• [Information shown]:
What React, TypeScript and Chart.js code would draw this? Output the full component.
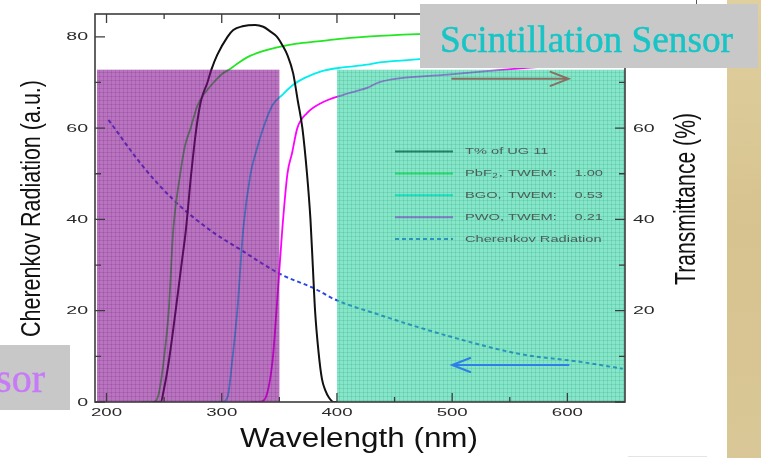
import React, { useEffect, useRef } from 'react';
import { Chart, registerables } from 'chart.js';

Chart.register(...registerables);

// ---------- data ----------
const ug11Wavelength = [240, 247, 250, 254, 260, 265, 269, 273.5, 278, 282, 287.6, 291, 296, 305, 310, 318, 329, 336, 342, 348, 353, 357, 362, 366, 370, 374, 377, 379, 381, 384, 387, 390, 393, 397, 400];
const ug11Transmittance = [0, 0, 3, 8.8, 20, 30, 38, 50, 60, 66, 70, 72.8, 76, 80, 81.5, 82.3, 82.6, 82.2, 81.2, 80, 78, 76, 72, 66, 60, 50, 40, 30, 20, 11, 5, 2.5, 1, 0, 0];

const pbf2Wavelength = [230, 240, 245, 249.5, 254, 258, 264, 268, 273, 279, 287.6, 293, 300, 307.5, 315, 322, 335, 348, 365, 383, 405, 429, 470, 550, 650];
const pbf2Transmittance = [0, 0, 1.5, 8.8, 20, 38, 50, 56, 60, 65, 68.4, 70, 71.8, 73, 74.4, 75.5, 76.8, 77.7, 78.5, 79, 79.6, 80.1, 80.6, 81.2, 81.6];

const bgoWavelength = [290, 300, 305, 309, 313.5, 318.7, 325, 330, 336, 344, 352.6, 362, 372, 385.6, 405, 426, 437, 472, 550, 650];
const bgoTransmittance = [0, 0, 1, 8.8, 20, 38, 50, 55, 60, 65, 67.3, 69.5, 71, 72.4, 73.3, 73.9, 74.4, 75.1, 76.2, 77];

const pwoWavelength = [325, 332, 337, 344, 347.5, 352.6, 357, 361, 365.6, 374, 385.6, 405.6, 426, 437, 496, 559, 600, 650];
const pwoTransmittance = [0, 0, 0.5, 8.8, 20, 38, 50, 54.5, 60, 63.3, 65.4, 67.3, 68.8, 70.1, 71.7, 73.1, 73.8, 74.5];

const cherenkovWavelength = [201.7, 232, 258, 288.5, 318, 351, 381, 397, 438, 496, 559, 611, 648];
const cherenkovIntensity = [61.8, 51.5, 44.3, 37.9, 33.1, 28, 24.8, 22.6, 19, 14.5, 10.5, 8.8, 7.3];

const xMajorTicks = [200, 300, 400, 500, 600];
const xMinorTicks = [250, 350, 450, 550];
const yMajorTicks = [0, 20, 40, 60, 80];
const yMinorTicks = [10, 30, 50, 70];
const bottomTickLabels = ['200', '300', '400', '500', '600'];
const leftTickLabels = ['0', '20', '40', '60', '80'];
const rightTickValues = [20, 40, 60, 80];
const rightTickLabels = ['20', '40', '60', '80'];

const legendTexts = ['T% of UG 11', 'PbF', 'BGO,', 'PWO,', 'Cherenkov Radiation'];
const twemValues = ['', '1.00', '0.53', '0.21', ''];

const cherenkovBand = [190, 350];
const scintBand = [400, 650];
const bandTop = 72.8;
const rightArrow = [500, 601, 70.8];
const leftArrow = [601, 500, 8.1];

const xRange = [190, 650];
const yRange = [0, 85];

const SERIES_COLORS = ['#111111', '#22e622', '#00eeee', '#ff00ff', '#2a48e8'];
const SANS = "'Liberation Sans', Arial, Helvetica, sans-serif";
const SERIF = "'Liberation Serif', 'Times New Roman', serif";

const toPoints = (xs: number[], ys: number[]) => xs.map((x, i) => ({ x, y: ys[i] }));

function stext(ctx: CanvasRenderingContext2D, text: string, x: number, y: number, o: { font: string; color: string; sx?: number; width?: number; align?: CanvasTextAlign; baseline?: CanvasTextBaseline; rotate?: number; stroke?: number }) {
  ctx.save();
  ctx.font = o.font;
  ctx.fillStyle = o.color;
  ctx.textAlign = o.align || 'left';
  ctx.textBaseline = o.baseline || 'alphabetic';
  ctx.translate(x, y);
  if (o.rotate) ctx.rotate(o.rotate);
  let s = o.sx || 1;
  if (o.width) s = o.width / ctx.measureText(text).width;
  ctx.scale(s, 1);
  ctx.fillText(text, 0, 0);
  if (o.stroke) {
    ctx.strokeStyle = o.color;
    ctx.lineWidth = o.stroke;
    ctx.lineJoin = 'miter';
    ctx.strokeText(text, 0, 0);
  }
  ctx.restore();
}

function hatch(ctx: CanvasRenderingContext2D, x0: number, y0: number, x1: number, y1: number, fill: string, line: string) {
  ctx.save();
  ctx.fillStyle = fill;
  ctx.fillRect(x0, y0, x1 - x0, y1 - y0);
  ctx.beginPath();
  ctx.rect(x0, y0, x1 - x0, y1 - y0);
  ctx.clip();
  ctx.strokeStyle = line;
  ctx.lineWidth = 1;
  ctx.beginPath();
  for (let x = x0 + 2; x < x1; x += 4) { ctx.moveTo(Math.round(x) + 0.5, y0); ctx.lineTo(Math.round(x) + 0.5, y1); }
  for (let y = y1 - 2; y > y0; y -= 4) { ctx.moveTo(x0, Math.round(y) + 0.5); ctx.lineTo(x1, Math.round(y) + 0.5); }
  ctx.stroke();
  ctx.restore();
}

function arrow(ctx: CanvasRenderingContext2D, xa: number, xb: number, y: number, color: string) {
  const dir = xb > xa ? 1 : -1;
  ctx.save();
  ctx.strokeStyle = color;
  ctx.lineWidth = 2;
  ctx.lineCap = 'round';
  ctx.beginPath();
  ctx.moveTo(xa, y);
  ctx.lineTo(xb, y);
  ctx.moveTo(xb - dir * 18, y - 7);
  ctx.lineTo(xb, y);
  ctx.lineTo(xb - dir * 18, y + 7);
  ctx.stroke();
  ctx.restore();
}

const decorPlugin = {
  id: 'decor',
  beforeDraw(chart: any) {
    const ctx: CanvasRenderingContext2D = chart.ctx;
    ctx.save();
    ctx.fillStyle = '#ffffff';
    ctx.fillRect(0, 0, chart.width, chart.height);
    const g = ctx.createLinearGradient(727, 0, 761, 458);
    g.addColorStop(0, '#e0cf9f');
    g.addColorStop(0.5, '#d6c38f');
    g.addColorStop(1, '#dac797');
    ctx.fillStyle = g;
    ctx.fillRect(727, 0, 34, 458);
    ctx.restore();
  },
  afterDatasetsDraw(chart: any) {
    const ctx: CanvasRenderingContext2D = chart.ctx;
    const xs = chart.scales.x;
    const ys = chart.scales.y;
    const a = chart.chartArea;
    const px = (v: number) => xs.getPixelForValue(v);
    const py = (v: number) => ys.getPixelForValue(v);

    // legend samples (under the overlays)
    const rowY = (i: number) => 151.5 + i * 21.9;
    ctx.save();
    legendTexts.forEach((_, i) => {
      ctx.strokeStyle = SERIES_COLORS[i];
      ctx.lineWidth = 2;
      ctx.setLineDash(i === 4 ? [4, 3] : []);
      ctx.beginPath();
      ctx.moveTo(395, rowY(i));
      ctx.lineTo(453, rowY(i));
      ctx.stroke();
    });
    ctx.restore();

    // translucent sensor bands
    hatch(ctx, px(cherenkovBand[0]) + 2, py(bandTop), px(cherenkovBand[1]), py(0), 'rgba(135,15,145,0.58)', 'rgba(80,0,90,0.13)');
    hatch(ctx, px(scintBand[0]), py(bandTop), px(scintBand[1]), py(0), 'rgba(45,212,160,0.58)', 'rgba(0,110,80,0.12)');

    // legend text
    const lf = `9.5px ${SANS}`;
    const lc = '#4b5f58';
    legendTexts.forEach((t, i) => {
      stext(ctx, t, 465, rowY(i), { font: lf, color: lc, sx: 1.54, baseline: 'middle' });
      if (i === 1) {
        ctx.save();
        ctx.font = lf;
        const w = ctx.measureText('PbF').width * 1.54;
        ctx.restore();
        stext(ctx, '2', 465 + w + 0.5, rowY(i) + 3, { font: `7px ${SANS}`, color: lc, sx: 1.4, baseline: 'middle' });
        stext(ctx, ',', 465 + w + 7, rowY(i), { font: lf, color: lc, sx: 1.54, baseline: 'middle' });
      }
      if (twemValues[i]) {
        stext(ctx, 'TWEM:', 508, rowY(i), { font: lf, color: lc, sx: 1.54, baseline: 'middle' });
        stext(ctx, twemValues[i], 603, rowY(i), { font: lf, color: lc, sx: 1.54, baseline: 'middle', align: 'right' });
      }
    });

    // frame
    ctx.save();
    ctx.strokeStyle = '#3c3c3c';
    ctx.lineWidth = 1.6;
    ctx.strokeRect(a.left, a.top, a.right - a.left, a.bottom - a.top);
    ctx.lineWidth = 1.3;
    ctx.beginPath();
    const tk = (len: number) => (v: number) => {
      const x = px(v);
      ctx.moveTo(x, a.bottom); ctx.lineTo(x, a.bottom - len);
      ctx.moveTo(x, a.top); ctx.lineTo(x, a.top + len);
    };
    xMajorTicks.forEach(tk(9));
    xMinorTicks.forEach(tk(5));
    const tky = (len: number) => (v: number) => {
      const y = py(v);
      ctx.moveTo(a.left, y); ctx.lineTo(a.left + len, y);
      ctx.moveTo(a.right, y); ctx.lineTo(a.right - len, y);
    };
    yMajorTicks.forEach(tky(10));
    yMinorTicks.forEach(tky(6));
    ctx.stroke();
    ctx.restore();

    // tick labels
    const tf = `11.5px ${SANS}`;
    const tcol = '#2a2a2a';
    xMajorTicks.forEach((v, i) => stext(ctx, bottomTickLabels[i], px(v), 412.5, { font: tf, color: tcol, sx: 1.62, align: 'center', baseline: 'middle' }));
    yMajorTicks.forEach((v, i) => stext(ctx, leftTickLabels[i], a.left - 7, py(v) + 0.5, { font: tf, color: tcol, sx: 1.7, align: 'right', baseline: 'middle' }));
    rightTickValues.forEach((v, i) => stext(ctx, rightTickLabels[i], a.right + 8, py(v) + 0.5, { font: tf, color: tcol, sx: 1.7, align: 'left', baseline: 'middle' }));

    // axis titles
    stext(ctx, 'Wavelength (nm)', (a.left + a.right) / 2 - 1, 447, { font: `27px ${SANS}`, color: '#111', width: 238, align: 'center' });
    stext(ctx, 'Cherenkov Radiation (a.u.)', 40, (a.top + a.bottom) / 2 + 0.5, { font: `28px ${SANS}`, color: '#111', width: 257, align: 'center', rotate: -Math.PI / 2 });
    stext(ctx, 'Transmittance (%)', 695, 199, { font: `30px ${SANS}`, color: '#111', width: 172, align: 'center', rotate: -Math.PI / 2 });

    // arrows
    arrow(ctx, px(rightArrow[0]), px(rightArrow[1]), py(rightArrow[2]), '#8b6e62');
    arrow(ctx, px(leftArrow[0]), px(leftArrow[1]), py(leftArrow[2]), '#2e7fe6');

    // slide overlays
    ctx.save();
    ctx.fillStyle = '#c8c8c8';
    ctx.fillRect(420, 4, 338, 64);
    ctx.fillRect(0, 345, 70, 65);
    ctx.strokeStyle = '#555';
    ctx.lineWidth = 1;
    ctx.beginPath();
    ctx.moveTo(696.5, 0); ctx.lineTo(696.5, 4);
    ctx.stroke();
    ctx.strokeStyle = '#e4e4e4';
    ctx.beginPath();
    ctx.moveTo(628, 456.5); ctx.lineTo(707, 456.5);
    ctx.stroke();
    ctx.restore();
    stext(ctx, 'Scintillation Sensor', 586.5, 52, { font: `38px ${SERIF}`, color: '#17c4c6', width: 293, align: 'center', stroke: 0.5 });
    stext(ctx, 'sor', 45, 392, { font: `40px ${SERIF}`, color: '#c77af7', align: 'right', stroke: 0.5 });
  },
};

export default function App() {
  const ref = useRef<HTMLCanvasElement | null>(null);
  useEffect(() => {
    if (!ref.current) return;
    const line = (label: string, xs: number[], ys: number[], color: string, width: number, dash: number[] = []) => ({
      label,
      data: toPoints(xs, ys),
      borderColor: color,
      backgroundColor: color,
      borderWidth: width,
      borderDash: dash,
      pointRadius: 0,
      fill: false,
      cubicInterpolationMode: 'monotone' as const,
    });
    const chart = new Chart(ref.current, {
      type: 'line',
      data: {
        datasets: [
          line('T% of UG 11', ug11Wavelength, ug11Transmittance, SERIES_COLORS[0], 2),
          line('PbF2, TWEM: 1.00', pbf2Wavelength, pbf2Transmittance, SERIES_COLORS[1], 1.8),
          line('BGO, TWEM: 0.53', bgoWavelength, bgoTransmittance, SERIES_COLORS[2], 1.8),
          line('PWO, TWEM: 0.21', pwoWavelength, pwoTransmittance, SERIES_COLORS[3], 1.8),
          line('Cherenkov Radiation', cherenkovWavelength, cherenkovIntensity, SERIES_COLORS[4], 2, [4, 3]),
        ],
      },
      options: {
        responsive: false,
        animation: false,
        devicePixelRatio: 1,
        layout: { padding: { left: 95, top: 14, right: 136, bottom: 56 } },
        scales: {
          x: { type: 'linear', min: xRange[0], max: xRange[1], display: false },
          y: { type: 'linear', min: yRange[0], max: yRange[1], display: false },
        },
        plugins: { legend: { display: false }, tooltip: { enabled: false } },
      },
      plugins: [decorPlugin],
    });
    return () => chart.destroy();
  }, []);
  return (
    <div style={{ position: 'fixed', left: 0, top: 0, width: 761, height: 458 }}>
      <canvas ref={ref} width={761} height={458} style={{ width: 761, height: 458, display: 'block' }} />
    </div>
  );
}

• [Goal]: Copy nothing but the lines from the top of the data down to the line containing "75.1, 76.2, 77];", and leave the pictures out.

• [Task solution]:
What React, TypeScript and Chart.js code would draw this? Output the full component.
import React, { useEffect, useRef } from 'react';
import { Chart, registerables } from 'chart.js';

Chart.register(...registerables);

// ---------- data ----------
const ug11Wavelength = [240, 247, 250, 254, 260, 265, 269, 273.5, 278, 282, 287.6, 291, 296, 305, 310, 318, 329, 336, 342, 348, 353, 357, 362, 366, 370, 374, 377, 379, 381, 384, 387, 390, 393, 397, 400];
const ug11Transmittance = [0, 0, 3, 8.8, 20, 30, 38, 50, 60, 66, 70, 72.8, 76, 80, 81.5, 82.3, 82.6, 82.2, 81.2, 80, 78, 76, 72, 66, 60, 50, 40, 30, 20, 11, 5, 2.5, 1, 0, 0];

const pbf2Wavelength = [230, 240, 245, 249.5, 254, 258, 264, 268, 273, 279, 287.6, 293, 300, 307.5, 315, 322, 335, 348, 365, 383, 405, 429, 470, 550, 650];
const pbf2Transmittance = [0, 0, 1.5, 8.8, 20, 38, 50, 56, 60, 65, 68.4, 70, 71.8, 73, 74.4, 75.5, 76.8, 77.7, 78.5, 79, 79.6, 80.1, 80.6, 81.2, 81.6];

const bgoWavelength = [290, 300, 305, 309, 313.5, 318.7, 325, 330, 336, 344, 352.6, 362, 372, 385.6, 405, 426, 437, 472, 550, 650];
const bgoTransmittance = [0, 0, 1, 8.8, 20, 38, 50, 55, 60, 65, 67.3, 69.5, 71, 72.4, 73.3, 73.9, 74.4, 75.1, 76.2, 77];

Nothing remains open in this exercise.